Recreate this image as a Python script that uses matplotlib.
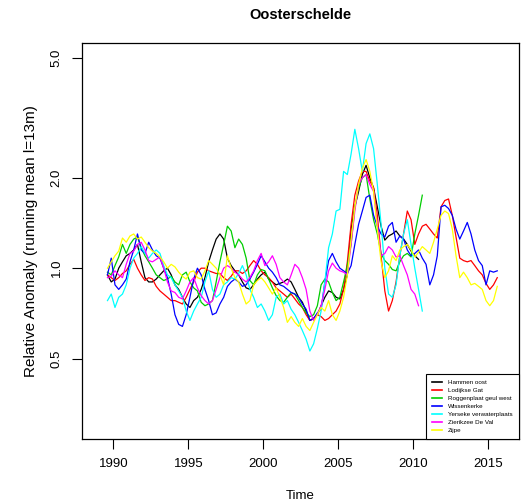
import numpy as np
import matplotlib
matplotlib.use("Agg")
import matplotlib.pyplot as plt

plt.rcParams['font.family'] = ['Liberation Sans', 'DejaVu Sans']

# quarterly samples of the 13-month running mean, first sample at 1989.6
t0 = 1989.6
step = 0.25

hammen_oost = [0.95, 0.9, 0.92, 1.0, 1.05, 1.1, 1.12, 1.15, 1.2, 1.05,
               0.93, 0.9, 0.9, 0.92, 0.95, 0.98, 1.0, 0.95, 0.88, 0.85,
               0.8, 0.76, 0.74, 0.78, 0.8, 0.85, 0.93, 1.05, 1.15, 1.25,
               1.3, 1.25, 1.08, 1.02, 0.98, 0.95, 0.9, 0.86, 0.85, 0.88,
               0.92, 0.95, 0.97, 0.92, 0.9, 0.88, 0.89, 0.9, 0.92, 0.9,
               0.85, 0.8, 0.77, 0.72, 0.67, 0.68, 0.7, 0.75, 0.8, 0.84,
               0.83, 0.8, 0.79, 0.85, 0.95, 1.35, 1.6, 1.8, 2.05, 2.2,
               2.0, 1.85, 1.6, 1.38, 1.24, 1.28, 1.3, 1.33, 1.28, 1.25,
               1.2, 1.14, 1.1, 1.07]

lodijkse_gat = [0.95, 0.93, 0.91, 0.93, 0.96, 0.98, 1.03, 1.07, 1.0, 0.95,
                0.91, 0.93, 0.92, 0.87, 0.84, 0.82, 0.8, 0.78, 0.78, 0.77,
                0.76, 0.8, 0.85, 0.9, 0.97, 1.0, 1.0, 0.98, 0.97, 0.96,
                0.96, 0.93, 0.91, 0.94, 0.98, 0.98, 0.96, 0.98, 1.02, 1.06,
                1.03, 0.98, 0.95, 0.93, 0.9, 0.86, 0.84, 0.82, 0.8, 0.82,
                0.79, 0.76, 0.74, 0.7, 0.67, 0.68, 0.7, 0.69, 0.67, 0.68,
                0.7, 0.72, 0.76, 0.85, 1.05, 1.4, 1.75, 1.95, 2.1, 2.1,
                1.95, 1.85, 1.5, 1.1, 0.84, 0.72, 0.78, 0.9, 1.1, 1.3,
                1.55, 1.45, 1.2, 1.3, 1.38, 1.4, 1.35, 1.3, 1.26, 1.6,
                1.68, 1.7, 1.5, 1.27, 1.08, 1.06, 1.05, 1.06, 1.02, 0.98,
                0.95, 0.89, 0.85, 0.88, 0.93]

roggenplaat = [0.97, 0.95, 1.02, 1.09, 1.2, 1.12, 1.2, 1.25, 1.27, 1.17,
               1.1, 1.05, 1.0, 0.95, 0.93, 0.91, 0.92, 0.94, 0.9, 0.88,
               0.95, 0.97, 0.9, 0.86, 0.84, 0.77, 0.75, 0.76, 0.78, 0.9,
               1.05, 1.2, 1.38, 1.33, 1.17, 1.25, 1.2, 1.08, 0.91, 0.88,
               0.95, 0.99, 0.98, 0.92, 0.86, 0.81, 0.78, 0.77, 0.8, 0.83,
               0.82, 0.78, 0.74, 0.71, 0.69, 0.7, 0.75, 0.88, 0.92, 0.9,
               0.83, 0.78, 0.8, 0.9, 1.02, 1.2, 1.6, 1.85, 2.0, 2.05,
               1.7, 1.45, 1.3, 1.12, 1.06, 1.03, 0.99, 0.98, 1.05, 1.1,
               1.12, 1.09, 1.3, 1.5, 1.75]

wissenkerke = [0.95, 1.08, 0.88, 0.85, 0.88, 0.92, 1.05, 1.15, 1.3, 1.15,
               1.12, 1.22, 1.15, 1.1, 1.08, 1.0, 0.93, 0.82, 0.7, 0.65,
               0.64, 0.7, 0.8, 0.92, 1.0, 0.95, 0.85, 0.78, 0.7, 0.71,
               0.76, 0.8, 0.87, 0.9, 0.92, 0.9, 0.87, 0.88, 0.92, 0.97,
               1.03, 1.1, 1.05, 1.0, 0.97, 0.93, 0.88, 0.87, 0.85, 0.83,
               0.82, 0.8, 0.76, 0.73, 0.67, 0.68, 0.71, 0.73, 0.9, 1.06,
               1.12, 1.05, 1.0, 0.98, 0.96, 1.02, 1.2, 1.4, 1.55, 1.72,
               1.75, 1.5, 1.38, 1.3, 1.27, 1.38, 1.42, 1.22, 1.28, 1.25,
               1.15, 1.1, 1.12, 1.15, 1.08, 1.03, 0.88, 0.95, 1.1, 1.6,
               1.62, 1.58, 1.5, 1.35, 1.25, 1.33, 1.42, 1.3, 1.15, 1.06,
               1.02, 0.88, 0.98, 0.97, 0.98]

yerseke = [0.78, 0.82, 0.74, 0.8, 0.82, 0.88, 1.0, 1.08, 1.12, 1.18,
           1.12, 1.08, 1.12, 1.15, 1.12, 1.02, 0.95, 0.93, 0.88, 0.84,
           0.8, 0.72, 0.67, 0.72, 0.76, 0.8, 0.9, 0.98, 0.85, 0.8,
           0.82, 0.88, 0.9, 0.93, 0.92, 0.96, 1.02, 0.95, 0.85, 0.8,
           0.74, 0.76, 0.72, 0.67, 0.7, 0.8, 0.82, 0.76, 0.78, 0.73,
           0.7, 0.66, 0.62, 0.58, 0.53, 0.56, 0.63, 0.72, 0.9, 1.17,
           1.3, 1.55, 1.57, 2.1, 2.05, 2.4, 2.9, 2.5, 2.1, 2.6,
           2.8, 2.5, 1.9, 1.4, 1.0, 0.82, 0.8, 0.88, 1.1, 1.3,
           1.45, 1.2, 1.0, 0.85, 0.72]

zierikzee = [0.93, 0.94, 0.98, 0.95, 0.93, 1.03, 1.12, 1.14, 1.2, 1.22,
             1.15, 1.06, 1.05, 1.07, 1.09, 1.0, 0.9, 0.84, 0.83, 0.8,
             0.79, 0.84, 0.9, 0.93, 0.86, 0.81, 0.78, 0.76, 0.78, 0.85,
             0.93, 1.0, 1.02, 1.0, 0.97, 0.95, 0.92, 0.9, 0.93, 0.98,
             1.06, 1.12, 1.02, 1.05, 1.1, 1.03, 0.93, 0.9, 0.88, 0.95,
             1.03, 1.0, 0.93, 0.85, 0.72, 0.67, 0.7, 0.75, 0.85, 0.98,
             1.04, 1.0, 0.98, 0.97, 0.95, 1.2, 1.55, 1.9, 2.0, 2.05,
             1.9, 1.8, 1.4, 1.1, 1.12, 1.18, 1.15, 1.09, 1.1, 1.02,
             0.95, 0.85, 0.82, 0.75]

zijpe = [1.0, 1.05, 1.1, 1.14, 1.26, 1.22, 1.28, 1.3, 1.25, 1.27,
         1.22, 1.17, 1.14, 1.12, 1.09, 1.05, 1.0, 1.03, 1.01, 0.97,
         0.94, 0.92, 0.97, 0.98, 0.93, 0.92, 0.98, 1.06, 1.03, 1.0,
         0.95, 0.88, 1.1, 1.0, 0.93, 0.9, 0.82, 0.76, 0.78, 0.88,
         0.91, 0.93, 0.9, 0.86, 0.82, 0.86, 0.8, 0.74, 0.66, 0.69,
         0.66, 0.64, 0.68, 0.64, 0.62, 0.66, 0.7, 0.74, 0.72, 0.78,
         0.7, 0.67, 0.72, 0.8, 0.95, 1.25, 1.6, 1.9, 2.15, 2.3,
         2.1, 1.8, 1.35, 1.05, 0.93, 0.98, 1.1, 1.06, 1.15, 1.18,
         1.2, 1.15, 1.09, 1.13, 1.18, 1.15, 1.12, 1.22, 1.35, 1.5,
         1.55, 1.52, 1.35, 1.1, 0.93, 0.97, 0.93, 0.88, 0.89, 0.87,
         0.85, 0.78, 0.75, 0.78, 0.87]

stations = ["Hammen oost", "Lodijkse Gat", "Roggenplaat geul west", "Wissenkerke",
            "Yerseke verwaterplaats", "Zierikzee De Val", "Zijpe"]
series = [hammen_oost, lodijkse_gat, roggenplaat, wissenkerke, yerseke, zierikzee, zijpe]
colors = ["#000000", "#FF0000", "#00CD00", "#0000FF", "#00FFFF", "#FF00FF", "#FFFF00"]

yticks = [0.5, 1.0, 2.0, 5.0]
xticks = [1990, 1995, 2000, 2005, 2010, 2015]

fig = plt.figure(figsize=(5.27, 5.04), dpi=100)
ax = fig.add_axes([0.1556, 0.129, 0.8292, 0.7857])

for name, vals, col in zip(stations, series, colors):
    t = t0 + step * np.arange(len(vals))
    ax.plot(t, vals, color=col, lw=0.9, label=name)

ax.set_yscale('log')
ax.set_xlim(1987.9, 2017.05)
ax.set_ylim(0.27, 5.62)
ax.set_yticks(yticks)
ax.set_yticklabels([f"{v:.1f}" for v in yticks], rotation=90, va='center')
ax.yaxis.set_minor_locator(matplotlib.ticker.NullLocator())
ax.set_xticks(xticks)
ax.tick_params(direction='out', length=7, width=0.8, labelsize=9.5, pad=7)
for s in ax.spines.values():
    s.set_linewidth(0.9)

ax.set_title("Oosterschelde", fontsize=10.5, fontweight='bold', pad=17)
ax.set_xlabel("Time", fontsize=9.5, labelpad=14)
ax.set_ylabel("Relative Anomaly (running mean l=13m)", fontsize=11, labelpad=9)

leg = ax.legend(loc='lower right', fontsize=4.5, borderaxespad=0, fancybox=False,
                edgecolor='black', framealpha=1, handlelength=1.6,
                handletextpad=1.0, labelspacing=0.4, borderpad=1.0)
leg.get_frame().set_linewidth(0.8)
for line in leg.get_lines():
    line.set_linewidth(1.2)

fig.savefig("out.png", dpi=100)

**What you should do**.
With the pictures left out, restate word for word every line of the data above, from the first down to the line that contains "1.2, 1.14, 1.1, 1.07]".

**Response to the task**.
Recreate this image as a Python script that uses matplotlib.
import numpy as np
import matplotlib
matplotlib.use("Agg")
import matplotlib.pyplot as plt

plt.rcParams['font.family'] = ['Liberation Sans', 'DejaVu Sans']

# quarterly samples of the 13-month running mean, first sample at 1989.6
t0 = 1989.6
step = 0.25

hammen_oost = [0.95, 0.9, 0.92, 1.0, 1.05, 1.1, 1.12, 1.15, 1.2, 1.05,
               0.93, 0.9, 0.9, 0.92, 0.95, 0.98, 1.0, 0.95, 0.88, 0.85,
               0.8, 0.76, 0.74, 0.78, 0.8, 0.85, 0.93, 1.05, 1.15, 1.25,
               1.3, 1.25, 1.08, 1.02, 0.98, 0.95, 0.9, 0.86, 0.85, 0.88,
               0.92, 0.95, 0.97, 0.92, 0.9, 0.88, 0.89, 0.9, 0.92, 0.9,
               0.85, 0.8, 0.77, 0.72, 0.67, 0.68, 0.7, 0.75, 0.8, 0.84,
               0.83, 0.8, 0.79, 0.85, 0.95, 1.35, 1.6, 1.8, 2.05, 2.2,
               2.0, 1.85, 1.6, 1.38, 1.24, 1.28, 1.3, 1.33, 1.28, 1.25,
               1.2, 1.14, 1.1, 1.07]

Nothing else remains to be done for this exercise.